As someone who can check all the privilege boxes, it’s not my place to comment on the themes in The Conductor, but one of the things I’m trying to accomplish with this column is to encourage people like me to take advantage of the increased diversity of representation and viewpoints offered at affordable prices in Off-Off Broadway and indie theatre.  Certainly there’s no one opinion within any group, but throughout The Conductor I noticed audience members in my sightline frequently nodding their heads in approval and those within earshot often voicing vocal agreement,

I do feel qualified to take issue with Reed on one brief moment in the play, when Chipp’s statement that Cole Porter praises Mussolini in the lyric of his 1934 Anything Goes hit, “You’re The Top” goes unchallenged.  As musical theatre scholars have noted (and I suspect John McWhorter would agree), replacing “You’re an O’Neill drama / You’re Whistler’s mama” with “You’re Mussolini / You’re Mrs. Sweeney” was most likely the work of P.G. Wodehouse, who revised the script’s American topical references for the 1935 West End production, sung here by stars Jeanne Aubert and Jack Whiting.

There are two things I fear about sitting in the front row of a theatre…

The first one is spit.

I write this with honest compassion, remembering how I’ve inadvertently sprayed some scene partners and audience members during my days as an actor, but every so often I’m sitting up close and either I or someone near me gets hit with a droplet or two.

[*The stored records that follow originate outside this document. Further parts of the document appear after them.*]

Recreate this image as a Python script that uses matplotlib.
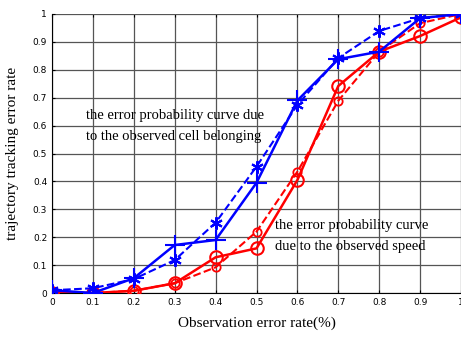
import matplotlib
matplotlib.use("Agg")
import matplotlib.pyplot as plt

# observation error rate
x = [0, 0.1, 0.2, 0.3, 0.4, 0.5, 0.6, 0.7, 0.8, 0.9, 1.0]

# cell belonging curves (blue)
cell_solid = [0.01, 0.0, 0.053, 0.172, 0.19, 0.395, 0.69, 0.838, 0.865, 0.985, 1.0]
cell_dash = [0.01, 0.017, 0.05, 0.118, 0.252, 0.453, 0.674, 0.842, 0.939, 0.985, 1.0]

# speed curves (red)
speed_solid = [0.0, 0.0, 0.008, 0.035, 0.128, 0.16, 0.405, 0.742, 0.865, 0.921, 0.988]
speed_dash = [0.0, 0.0, 0.008, 0.035, 0.092, 0.22, 0.435, 0.689, 0.865, 0.967, 1.0]

xticks = [0, 0.1, 0.2, 0.3, 0.4, 0.5, 0.6, 0.7, 0.8, 0.9, 1]
xticklabels = ["0", "0.1", "0.2", "0.3", "0.4", "0.5", "0.6", "0.7", "0.8", "0.9", "1"]
yticks = [0, 0.1, 0.2, 0.3, 0.4, 0.5, 0.6, 0.7, 0.8, 0.9, 1]
yticklabels = ["0", "0.1", "0.2", "0.3", "0.4", "0.5", "0.6", "0.7", "0.8", "0.9", "1"]

serif = "Liberation Serif"

fig = plt.figure(figsize=(4.61, 3.38), dpi=100)
ax = fig.add_axes([0.1128, 0.1331, 0.8872, 0.8255])

asterisk = (6, 2, 0)
ax.plot(x, speed_dash, "--", color="red", lw=1.5, marker="o", ms=6, mfc="none", mew=1.3, zorder=3)
ax.plot(x, speed_solid, "-", color="red", lw=1.8, marker="o", ms=9, mfc="none", mew=1.5, zorder=3)
ax.plot(x, cell_dash, "--", color="blue", lw=1.5, marker=asterisk, ms=9, mew=1.5, zorder=4)
ax.plot(x, cell_solid, "-", color="blue", lw=1.8, marker="+", ms=14, mew=1.5, zorder=4)

ax.set_xlim(0, 1)
ax.set_ylim(0, 1)
ax.set_xticks(xticks)
ax.set_xticklabels(xticklabels)
ax.set_yticks(yticks)
ax.set_yticklabels(yticklabels)
ax.tick_params(labelsize=6.5, direction="in", length=2.5, top=True, right=False)
ax.grid(True, color="#555555", lw=0.9)
ax.set_axisbelow(True)
for s in ["top", "right"]:
    ax.spines[s].set_visible(False)

ax.set_xlabel("Observation error rate(%)", fontfamily=serif, fontsize=11, labelpad=7)
ax.set_ylabel("trajectory tracking error rate", fontfamily=serif, fontsize=11, labelpad=10)

ax.text(0.083, 0.599, "the error probability curve due\nto the observed cell belonging",
        fontfamily=serif, fontsize=10.5, linespacing=1.75, va="center")
ax.text(0.546, 0.2035, "the error probability curve\ndue to the observed speed",
        fontfamily=serif, fontsize=10.5, linespacing=1.75, va="center")

fig.savefig("out.png", dpi=100)
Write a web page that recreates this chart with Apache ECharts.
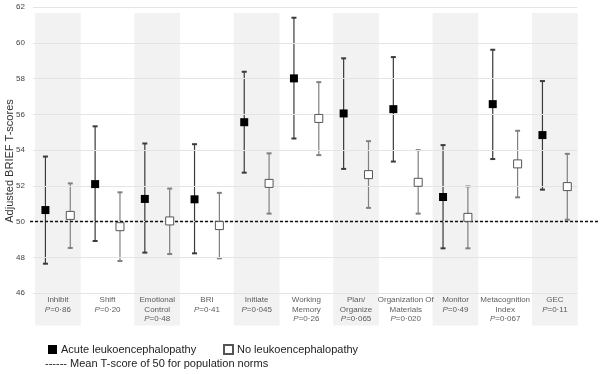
<!DOCTYPE html>
<html>
<head>
<meta charset="utf-8">
<script src="https://cdn.jsdelivr.net/npm/echarts@6/dist/echarts.min.js"></script>
<style>
  html, body { margin: 0; padding: 0; background: #fff; }
  #chart { width: 602px; height: 374px; }
</style>
</head>
<body>
<div id="chart"></div>
<script>
const categories = ['Inhibit', 'Shift', 'Emotional\nControl', 'BRI', 'Initiate', 'Working\nMemory',
    'Plan/\nOrganize', 'Organization Of\nMaterials', 'Monitor', 'Metacognition\nIndex', 'GEC'];
const pValues = ['0·86', '0·20', '0·48', '0·41', '0·045', '0·26', '0·065', '0·020', '0·49', '0·067', '0·11'];

// acute leukoencephalopathy: mean, lower and upper end of error bar
const acuteMean = [50.65, 52.1, 51.27, 51.25, 55.56, 58.01, 56.05, 56.29, 51.38, 56.57, 54.84];
const acuteLow = [47.65, 48.92, 48.27, 48.23, 52.74, 54.65, 52.95, 53.36, 48.51, 53.5, 51.79];
const acuteHigh = [53.64, 55.33, 54.37, 54.33, 58.38, 61.4, 59.13, 59.2, 54.28, 59.61, 57.86];

// no leukoencephalopathy
const noneMean = [50.35, 49.72, 50.04, 49.78, 52.14, 55.77, 52.63, 52.2, 50.24, 53.23, 51.96];
const noneLow = [48.53, 47.8, 48.19, 47.95, 50.45, 53.72, 50.77, 50.45, 48.51, 51.36, 50.11];
const noneHigh = [52.14, 51.64, 51.85, 51.61, 53.82, 57.8, 54.5, 54.0, 51.97, 55.08, 53.79];

const yTicks = [46, 48, 50, 52, 54, 56, 58, 60, 62];
const normLine = 50;

const font = 'Liberation Sans, Arial, sans-serif';
const chart = echarts.init(document.getElementById('chart'));

// error bars drawn with a custom series
const errorBars = (name, mean, low, high, color, offset) => ({
    name: name + ' bars',
    type: 'custom',
    silent: true,
    z: 3,
    data: mean.map((m, i) => [i + offset, low[i], high[i]]),
    renderItem: (params, api) => {
        const x = api.value(0);
        const lo = api.coord([x, api.value(1)]);
        const hi = api.coord([x, api.value(2)]);
        const cap = 2.5;
        const style = { stroke: color, lineWidth: 1.2 };
        return {
            type: 'group',
            children: [
                { type: 'line', shape: { x1: lo[0], y1: lo[1], x2: hi[0], y2: hi[1] }, style },
                { type: 'line', shape: { x1: lo[0] - cap, y1: lo[1], x2: lo[0] + cap, y2: lo[1] }, style: { stroke: color, lineWidth: 2 } },
                { type: 'line', shape: { x1: hi[0] - cap, y1: hi[1], x2: hi[0] + cap, y2: hi[1] }, style: { stroke: color, lineWidth: 2 } }
            ]
        };
    }
});

const bandData = [];
for (let i = 0; i < categories.length; i += 2) {
    bandData.push([{ xAxis: i + 0.04, yAxis: 44.2 }, { xAxis: i + 0.96, yAxis: 61.66 }]);
}

const gridLines = yTicks.map(v => [{ coord: [0, v] }, { coord: [10.95, v] }]);

const option = {
    animation: false,
    backgroundColor: '#fff',
    textStyle: { fontFamily: font },
    grid: { left: 30, right: 2, top: 7, bottom: 45, containLabel: false, outerBoundsMode: 'none' },
    title: {
        text: '------ Mean T-score of 50 for population norms',
        left: 45, top: 358,
        padding: 0,
        textStyle: { fontFamily: font, fontSize: 11, fontWeight: 'normal', color: '#222' }
    },
    legend: [
        {
            data: ['Acute leukoencephalopathy'],
            left: 48, top: 344, padding: 0,
            icon: 'rect', itemWidth: 9, itemHeight: 9, itemGap: 4,
            textStyle: { fontFamily: font, fontSize: 11, color: '#222', padding: [0, 0, 0, -1] }
        },
        {
            data: ['No leukoencephalopathy'],
            left: 223, top: 344, padding: 0,
            icon: 'rect', itemWidth: 9, itemHeight: 9, itemGap: 4,
            textStyle: { fontFamily: font, fontSize: 11, color: '#222', padding: [0, 0, 0, -1] }
        }
    ],
    xAxis: {
        type: 'value',
        min: -0.0604,
        max: 11.408,
        show: false
    },
    yAxis: {
        type: 'value',
        min: 44,
        max: 62,
        interval: 2,
        name: 'Adjusted BRIEF T-scores',
        nameLocation: 'middle',
        nameRotate: 90,
        nameGap: 15,
        nameMoveOverlap: false,
        nameTextStyle: { fontFamily: font, fontSize: 11, color: '#333', padding: [0, 0, 0, 14] },
        axisLine: { show: false },
        axisTick: { show: false },
        splitLine: { show: false },
        axisLabel: {
            fontFamily: font, fontSize: 8, color: '#444', margin: 5,
            formatter: v => (v === 44 ? '' : v)
        }
    },
    series: [
        {
            name: 'bands',
            type: 'scatter',
            silent: true,
            data: [],
            z: 1,
            markArea: {
                silent: true,
                itemStyle: { color: '#f2f2f2' },
                data: bandData
            },
            markLine: {
                silent: true,
                symbol: 'none',
                label: { show: false },
                lineStyle: { color: '#e4e4e4', width: 1, type: 'solid' },
                data: gridLines
            }
        },
        {
            name: 'labels',
            type: 'scatter',
            silent: true,
            z: 2,
            symbolSize: 1,
            itemStyle: { color: 'transparent' },
            data: categories.map((c, i) => [i + 0.5, 45.9]),
            label: {
                show: true,
                position: 'bottom',
                distance: 0,
                align: 'center',
                fontFamily: font,
                fontSize: 8,
                lineHeight: 9.5,
                color: '#333',
                formatter: p => categories[p.dataIndex] + '\n{p|P}=' + pValues[p.dataIndex],
                rich: {
                    p: { fontStyle: 'italic', fontFamily: font, fontSize: 8, lineHeight: 9.5, color: '#333' }
                }
            }
        },
        errorBars('Acute leukoencephalopathy', acuteMean, acuteLow, acuteHigh, '#3a3a3a', 0.25),
        errorBars('No leukoencephalopathy', noneMean, noneLow, noneHigh, '#808080', 0.75),
        {
            name: 'Acute leukoencephalopathy',
            type: 'scatter',
            symbol: 'rect',
            symbolSize: 8,
            z: 5,
            itemStyle: { color: '#000', opacity: 1 },
            data: acuteMean.map((m, i) => [i + 0.25, m])
        },
        {
            name: 'No leukoencephalopathy',
            type: 'scatter',
            symbol: 'rect',
            symbolSize: 8,
            z: 5,
            itemStyle: { color: '#fff', borderColor: '#555', borderWidth: 1, opacity: 1 },
            data: noneMean.map((m, i) => [i + 0.75, m]),
            markLine: {
                silent: true,
                symbol: 'none',
                label: { show: false },
                lineStyle: { color: '#111', width: 1.3, type: [3, 2] },
                data: [[{ coord: [-0.0604, normLine] }, { coord: [11.408, normLine] }]]
            }
        }
    ]
};

chart.setOption(option);
</script>
</body>
</html>
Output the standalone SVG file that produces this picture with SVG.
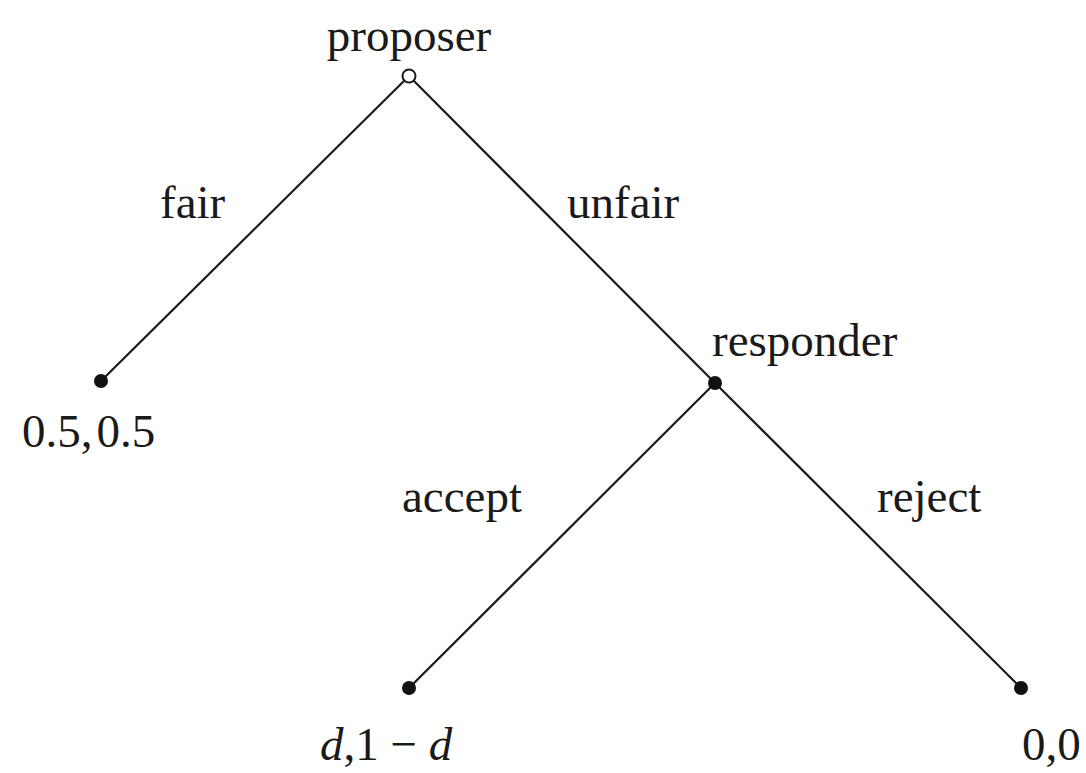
<svg xmlns="http://www.w3.org/2000/svg" width="1086" height="773" viewBox="0 0 1086 773">
<style>
text{font-family:"Liberation Serif","Times New Roman",serif;font-size:47px;fill:#1a1a1a}
.e{stroke:#1a1a1a;stroke-width:2.2;fill:none}
.dot{fill:#111}
</style>
<rect width="1086" height="773" fill="#fff"/>
<g id="connectors">
<line class="e" x1="409" y1="76" x2="101" y2="381"/>
<line class="e" x1="409" y1="76" x2="715" y2="383"/>
<line class="e" x1="715" y1="383" x2="409" y2="688"/>
<line class="e" x1="715" y1="383" x2="1021" y2="688"/>
<text x="160" y="218">fair</text>
<text x="567" y="218">unfair</text>
<text x="402" y="512">accept</text>
<text x="877" y="512">reject</text>
</g>
<g id="proposer">
<circle cx="409" cy="76" r="6.5" fill="#fff" stroke="#1a1a1a" stroke-width="2"/>
<text x="409" y="51" text-anchor="middle">proposer</text>
</g>
<g id="responder">
<circle class="dot" cx="715" cy="383" r="7"/>
<text x="712" y="356">responder</text>
</g>
<g id="leaf-fair">
<circle class="dot" cx="101" cy="381" r="7"/>
<text x="22" y="447">0.5,<tspan dx="4">0.5</tspan></text>
</g>
<g id="leaf-accept">
<circle class="dot" cx="409" cy="688" r="7"/>
<text x="320" y="760"><tspan font-style="italic">d</tspan>,1 − <tspan font-style="italic">d</tspan></text>
</g>
<g id="leaf-reject">
<circle class="dot" cx="1021" cy="688" r="7"/>
<text x="1022" y="760">0,0</text>
</g>
</svg>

The most extreme example I’ve witnessed was at a solo play on Broadway where the star was staged front and center, addressing the crowd directly, for nearly the whole show.  From my front row, extreme side seat, I could continually see bits of saliva gracefully arcing from the actor’s mouth throughout the first act, and two audience members directly below using their open Playbills to shield their faces below the eyes.  Their seats were empty for act two.

My second fear is one that developed after I started writing about theatre, and it’s that an actor will spot me writing something in my notebook during a performance.  Like many theatre journalists, I’ll have a pen and a bit of paper ready once the lights go down, wanting jot down reminders of things that strike us, though in my case I can rarely decipher the scribbles I make in the darkness.

There was no notetaking nor spitting involved when I was assigned a front row seat for playwright/performer Jacob Storms’ absolutely delightful solo venture Tennessee Rising: The Dawn of Tennessee Williams, and so captivated was I with the warm intimacy of director Alan Cumming’s simple, but effective production that I often felt privy to a private visit with the master of Southern Gothic playwrighting.  (But my guest confirmed that I wasn’t the only recipient of the actor’s eye contact.)

Jacob Storms in Tennessee Rising: The Dawn of Tennessee Williams (Photo: Max Ruby)

The play rather appropriately opens and closes with a toast to the kindness of strangers, and throughout the 75-minute performance, mentions of a glass menagerie, a fellow named Stanley Kowalski and a woman known to her intimates as Maggie The Cat reinforce the autobiographical nature of the artist’s catalog.  

This is especially noticeable when, at the play’s outset, with our hero lounging comfortably in the French Quarter shortly after the great success of his debut Broadway effort, he reminisces back to the time he changed his first name (Tom) and lied about his age to enter a young playwrights contest held by The Group Theatre.

The stories of love, lust, brain disease and bad casting that lead up to his overnight stardom are told with a lyrical lilt in a performance that never dotes too dramatically on personal issues, as if our host wouldn’t dream of upsetting his guests with gloomy recounts of such minor inconveniences.  This is a Tennessee Williams that very kindly treats strangers as welcome guests.

Curtain Line…

When South Pacific opened on Broadway in 1949, its most controversial song was “Carefully Taught”.  In 2023, its most controversial song is “Honey Bun”.